Task instructions: Every line from the top of the records through the line containing "y_ticks = [0, 20, 40, 60, 80]" should be retyped exactly; the pictures should not.

Raw records:
* Start *

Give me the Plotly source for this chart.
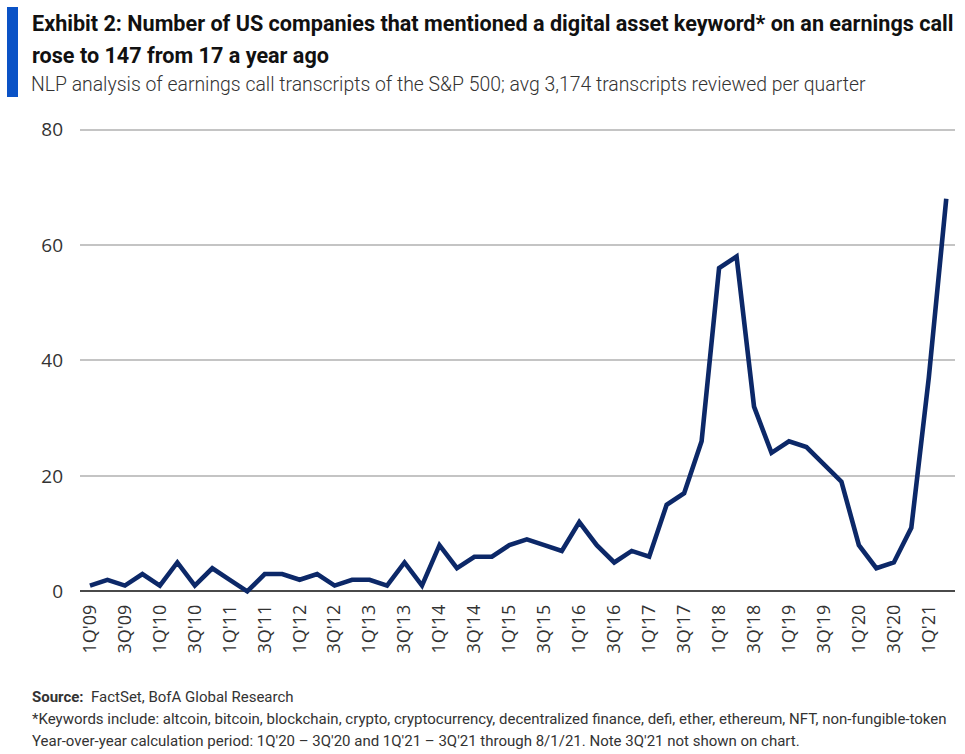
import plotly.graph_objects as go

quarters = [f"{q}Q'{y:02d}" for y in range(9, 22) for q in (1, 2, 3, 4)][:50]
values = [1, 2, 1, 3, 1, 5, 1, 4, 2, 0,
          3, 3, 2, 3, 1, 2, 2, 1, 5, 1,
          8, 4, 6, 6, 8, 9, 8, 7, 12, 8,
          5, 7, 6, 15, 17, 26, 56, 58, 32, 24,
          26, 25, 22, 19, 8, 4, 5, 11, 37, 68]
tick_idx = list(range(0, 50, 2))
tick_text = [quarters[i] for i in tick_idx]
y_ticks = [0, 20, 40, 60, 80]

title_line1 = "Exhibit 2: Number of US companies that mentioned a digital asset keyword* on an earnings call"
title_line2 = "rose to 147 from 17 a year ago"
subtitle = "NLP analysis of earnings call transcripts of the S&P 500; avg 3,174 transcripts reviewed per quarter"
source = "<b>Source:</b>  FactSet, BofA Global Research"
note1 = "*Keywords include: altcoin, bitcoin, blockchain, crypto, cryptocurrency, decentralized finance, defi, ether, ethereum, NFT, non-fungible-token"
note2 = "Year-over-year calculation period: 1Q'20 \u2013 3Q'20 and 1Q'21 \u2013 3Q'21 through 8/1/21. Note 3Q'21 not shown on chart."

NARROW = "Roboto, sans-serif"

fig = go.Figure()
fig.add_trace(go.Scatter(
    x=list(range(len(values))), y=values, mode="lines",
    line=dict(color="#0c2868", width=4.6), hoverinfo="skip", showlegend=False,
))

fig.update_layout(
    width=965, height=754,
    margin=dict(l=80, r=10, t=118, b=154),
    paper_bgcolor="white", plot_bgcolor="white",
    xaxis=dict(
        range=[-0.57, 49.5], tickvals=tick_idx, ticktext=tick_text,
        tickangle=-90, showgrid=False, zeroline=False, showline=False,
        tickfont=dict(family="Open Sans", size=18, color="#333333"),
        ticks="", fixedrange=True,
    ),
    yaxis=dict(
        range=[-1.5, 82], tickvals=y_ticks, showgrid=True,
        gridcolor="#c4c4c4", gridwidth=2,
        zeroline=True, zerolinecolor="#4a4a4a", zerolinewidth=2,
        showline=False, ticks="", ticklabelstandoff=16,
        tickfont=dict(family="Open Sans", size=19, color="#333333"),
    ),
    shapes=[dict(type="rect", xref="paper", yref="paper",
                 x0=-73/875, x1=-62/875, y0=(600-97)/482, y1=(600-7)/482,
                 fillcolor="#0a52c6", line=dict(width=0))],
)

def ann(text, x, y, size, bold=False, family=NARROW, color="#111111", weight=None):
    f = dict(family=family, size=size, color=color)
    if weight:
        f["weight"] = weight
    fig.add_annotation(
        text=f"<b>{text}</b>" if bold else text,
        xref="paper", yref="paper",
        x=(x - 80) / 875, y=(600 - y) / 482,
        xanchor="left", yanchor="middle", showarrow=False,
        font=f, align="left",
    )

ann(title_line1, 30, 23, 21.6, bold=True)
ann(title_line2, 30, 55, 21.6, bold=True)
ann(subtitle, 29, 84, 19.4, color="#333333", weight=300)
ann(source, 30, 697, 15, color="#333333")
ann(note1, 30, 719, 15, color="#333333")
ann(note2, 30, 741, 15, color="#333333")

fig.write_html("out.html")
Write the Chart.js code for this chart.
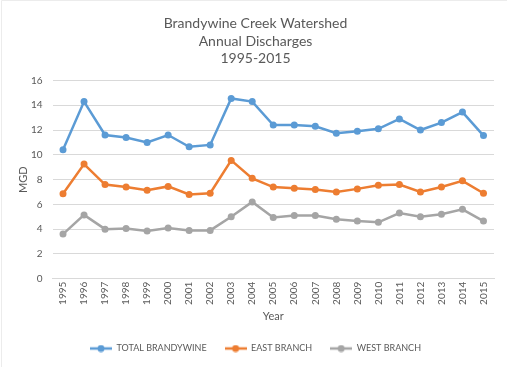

* End *

Task answer:
Give me the Plotly source for this chart.
import plotly.graph_objects as go

quarters = [f"{q}Q'{y:02d}" for y in range(9, 22) for q in (1, 2, 3, 4)][:50]
values = [1, 2, 1, 3, 1, 5, 1, 4, 2, 0,
          3, 3, 2, 3, 1, 2, 2, 1, 5, 1,
          8, 4, 6, 6, 8, 9, 8, 7, 12, 8,
          5, 7, 6, 15, 17, 26, 56, 58, 32, 24,
          26, 25, 22, 19, 8, 4, 5, 11, 37, 68]
tick_idx = list(range(0, 50, 2))
tick_text = [quarters[i] for i in tick_idx]
y_ticks = [0, 20, 40, 60, 80]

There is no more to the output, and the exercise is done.